Presumably a vague inkling of "talking about talking with [what is
higher]," prima facie, is to engage at lower expectations -- a direct
purpose the allusion somehow didn't quite assure, (no less in the same conversation), by Nolte inasumch saying [to Travolta that he'll
do . . .] 'whatever it takes.' There's two apparent instances where a
focus occurs to interplay upon fear and resolution -- again, apart a "directed purpose" of Caesar. The first is an "outer and indirect"
appeal to humanity foremost expressed by a subordinate at odds
conflicting with superior orders [as not to engage an entrenched enemy
in a charge];- the second is again humanist, although "inner and phenomenally" posed upon individualism, a self-realization which
deteriorates when distancing itself from alliances to purpose
(consequential to a dear-john letter).
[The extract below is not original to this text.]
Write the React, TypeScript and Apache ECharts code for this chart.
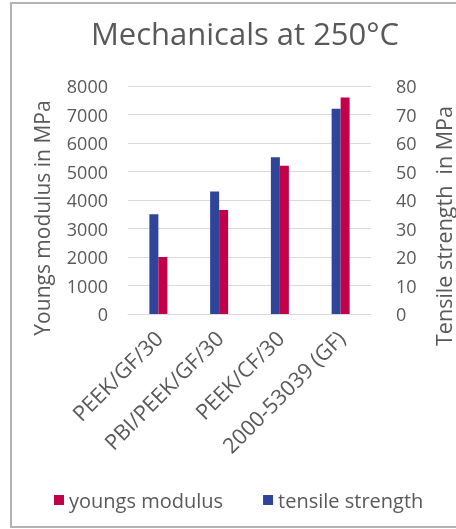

As state objectives, primal self-preservation of superior virtue [from annihilation by another
state] -- militaristic idealism, is clouded so in preparation by
lesser or disparately trained individuals of standing,
deterministically incapable of exhibiting such higher idealism,
inclusive a sphere and mastery of fear, ennobled leaders are to met in battle, so fulfilling exemplarily the chosen few.
--
Cowards die many times before their deaths;
The valiant never taste of death but once. -WS
I like the quote at the end, but the rest of it is impenetrable. Please don't take up teaching.